Vyasa divided the Veda into 1180 sakhas. At present only eight remain. (Although there were many more, Vyasa thought that number was enough for Kali age. That number itself has been so considerably reduced now.)
In a sakha are contained all topics that are necessary for a Brahmin to perform his karmas from birth to death.

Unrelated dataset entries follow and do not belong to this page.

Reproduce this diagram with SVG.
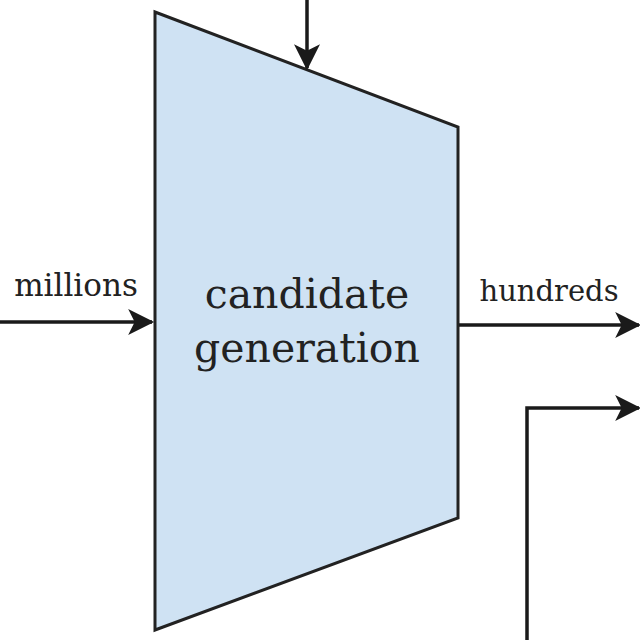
<svg xmlns="http://www.w3.org/2000/svg" width="640" height="640" viewBox="0 0 640 640">
<style>
.c{stroke:#1a1a1a;stroke-width:3.5;fill:none}
.t{font-family:"DejaVu Serif","Liberation Serif",serif;fill:#222}
</style>
<defs>
<marker id="a" viewBox="0 0 12 12" refX="11" refY="6" markerWidth="30" markerHeight="26" markerUnits="userSpaceOnUse" orient="auto">
<path d="M0,0 L12,6 L0,12 L3,6 Z" fill="#1a1a1a"/>
</marker>
</defs>
<rect width="640" height="640" fill="#fff"/>
<g id="gen">
<polygon points="155,12 458,127 458,518 155,630" fill="#cfe2f3" stroke="#222" stroke-width="3"/>
<text class="t" x="307" y="308" font-size="41" text-anchor="middle">candidate</text>
<text class="t" x="307" y="362" font-size="41" text-anchor="middle">generation</text>
</g>
<g id="connectors">
<line class="c" x1="307" y1="0" x2="307" y2="68" marker-end="url(#a)"/>
<line class="c" x1="0" y1="322" x2="152" y2="322" marker-end="url(#a)"/>
<line class="c" x1="459" y1="325" x2="639" y2="325" marker-end="url(#a)"/>
<polyline class="c" points="527,640 527,408 639,408" marker-end="url(#a)"/>
</g>
<text class="t" x="76" y="296" font-size="31" text-anchor="middle">millions</text>
<text class="t" x="549" y="301" font-size="29" text-anchor="middle">hundreds</text>
</svg>
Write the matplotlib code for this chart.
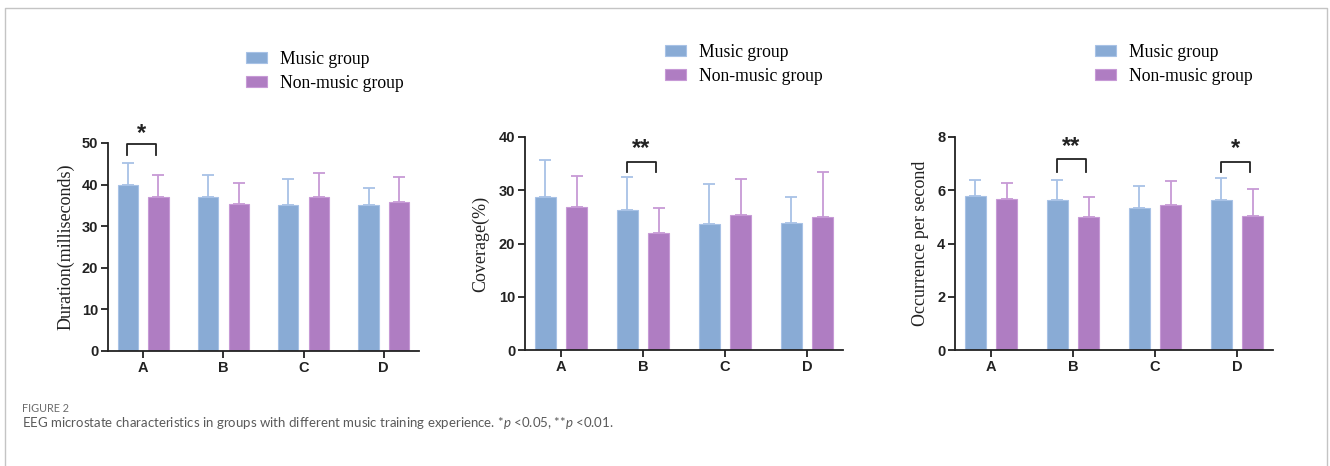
import matplotlib
matplotlib.use("Agg")
import matplotlib.pyplot as plt
import numpy as np

# microstate classes
states = ['A', 'B', 'C', 'D']

# duration (ms): mean and upper sd bar
dur_music = [40.0, 37.1, 35.2, 35.2]
dur_music_sd = [5.1, 5.1, 6.2, 4.1]
dur_non = [36.9, 35.3, 37.1, 35.9]
dur_non_sd = [5.4, 5.0, 5.8, 6.0]

# coverage (%)
cov_music = [28.7, 26.2, 23.6, 23.8]
cov_music_sd = [7.0, 6.3, 7.6, 5.0]
cov_non = [26.8, 21.9, 25.3, 24.9]
cov_non_sd = [5.8, 4.7, 6.9, 8.6]

# occurrence per second
occ_music = [5.79, 5.62, 5.33, 5.62]
occ_music_sd = [0.61, 0.76, 0.83, 0.83]
occ_non = [5.68, 4.99, 5.43, 5.03]
occ_non_sd = [0.61, 0.77, 0.90, 1.03]

# significance marks: (state index, label, bracket top, bracket foot, star y)
dur_sig = [(0, '*', 49.8, 47.1, 52.4)]
cov_sig = [(1, '**', 35.3, 33.4, 37.8)]
occ_sig = [(1, '**', 7.17, 6.70, 7.66), (3, '*', 7.05, 6.67, 7.58)]

col_music = '#89abd5'
col_non = '#af7dc2'
err_music = '#a8c2e6'
err_non = '#c79ad6'

plt.rcParams['mathtext.fontset'] = 'custom'
plt.rcParams['mathtext.it'] = 'Lato:italic'
plt.rcParams['mathtext.rm'] = 'Lato'

fig = plt.figure(figsize=(13.3, 4.66), dpi=100)
W, H = 1330, 466

# light frame around the figure
fig.add_artist(plt.Line2D([5/W, 5/W, 1327/W, 1327/W], [-0.1, 1-8/H, 1-8/H, -0.1],
                          transform=fig.transFigure, color='#c4c4c4', lw=1.0))

panels = [
    ([108, 419, 143, 351], dur_music, dur_music_sd, dur_non, dur_non_sd, 50, 10,
     'Duration(milliseconds)', dur_sig, -0.108, (246, 51)),
    ([525, 843, 137, 350], cov_music, cov_music_sd, cov_non, cov_non_sd, 40, 10,
     'Coverage(%)', cov_sig, -0.112, (665, 44)),
    ([955, 1273, 137, 350], occ_music, occ_music_sd, occ_non, occ_non_sd, 8, 2,
     'Occurrence per second', occ_sig, -0.082, (1095, 44)),
]

x = np.arange(len(states))
w = 0.25
off = 0.19

for box, m, msd, n, nsd, ymax, ystep, ylab, sig, labx, leg in panels:
    l, r, t, b = box
    ax = fig.add_axes([l/W, 1-b/H, (r-l)/W, (b-t)/H])
    b1 = ax.bar(x-off, m, w, color=col_music, edgecolor=err_music, lw=0.8,
                label='Music group', zorder=2)
    b2 = ax.bar(x+off, n, w, color=col_non, edgecolor=err_non, lw=0.8,
                label='Non-music group', zorder=2)
    ax.errorbar(x-off, m, yerr=[np.zeros(4), msd], fmt='none', ecolor=err_music,
                elinewidth=1.3, capsize=4, capthick=1.3, zorder=1)
    ax.errorbar(x+off, n, yerr=[np.zeros(4), nsd], fmt='none', ecolor=err_non,
                elinewidth=1.3, capsize=4, capthick=1.3, zorder=1)
    ax.set_xlim(-0.44, 3.44)
    ax.set_ylim(0, ymax)
    ax.set_yticks(np.arange(0, ymax+ystep/2, ystep))
    ax.set_xticks(x)
    ax.set_xticklabels(states)
    for s in ['top', 'right']:
        ax.spines[s].set_visible(False)
    for s in ['left', 'bottom']:
        ax.spines[s].set_linewidth(1.3)
        ax.spines[s].set_color('#222222')
    ax.tick_params(axis='both', length=5, width=1.3, color='#222222', pad=2)
    for lab in ax.get_xticklabels() + ax.get_yticklabels():
        lab.set_fontfamily('Liberation Sans')
        lab.set_fontweight('bold')
        lab.set_fontsize(10.5)
        lab.set_color('#222222')
    ax.set_ylabel(ylab, fontfamily='Liberation Serif', fontsize=13, color='#222222')
    ax.yaxis.set_label_coords(labx, 0.5)

    for i, txt, top, foot, sy in sig:
        x0, x1 = i-0.2, i+0.16
        ax.plot([x0, x0, x1, x1], [foot, top, top, foot], color='#222222', lw=1.3,
                clip_on=False)
        ax.text((x0+x1)/2, sy, txt, ha='center', va='center', fontsize=17,
                fontweight='bold', fontfamily='Liberation Sans', color='#222222')

    fig.legend(handles=[b1, b2], loc='upper left',
               bbox_to_anchor=(leg[0]/W, 1-leg[1]/H), frameon=False,
               borderpad=0, borderaxespad=0, handlelength=1.2, handleheight=0.6,
               handletextpad=0.75, labelspacing=0.4,
               prop={'family': 'Liberation Serif', 'size': 12.7})

fig.text(22/W, 1-408/H, 'FIGURE 2', fontfamily='Lato', fontsize=7.8,
         color='#6b6b6b', va='center', ha='left')
fig.text(22/W, 1-423/H,
         'EEG microstate characteristics in groups with different music training '
         'experience. *$p$ <0.05, **$p$ <0.01.',
         fontfamily='Lato', fontsize=9.5, color='#5a5a5a', va='center', ha='left')

fig.savefig('out.png', dpi=100)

ekam sakham adhithya srotriyo bhavathi.
The kings of those days used to grant what are known as srothriyam villages to a scholar who had studied an entire sakha. No tax would be levied on such villages. As those who studied the Veda had no other profession, it was known that they could not pay kist. Even now there is no-tax on srothriyam villages. It is only in our country that there have been generations of families who perform duties relating to spiritual welfare, without engaging themselves in secular professions. Therefore, our country has a greatness which will never be destroyed. Those foreigners who have come to know of our country’s greatness through Vivekananda and others hold us in high esteem. Paul Deussen of Germany says that there is no one greater than our Sankaracharya. He has studied well the Advaita sastras. He has sent a photograph of his to be placed in Kaladi, the birthplace of the Master. It is in our country that there is the power, which makes for instructing the Truth that is the Self. Those who study the Veda will not endeavour to ensure for themselves the means for empirical comfort. So, in order to keep them above want, the kings gave them a little land and levied no tax on it. Hence it was that in our country there were many srothriykas(those who had studied the Veda).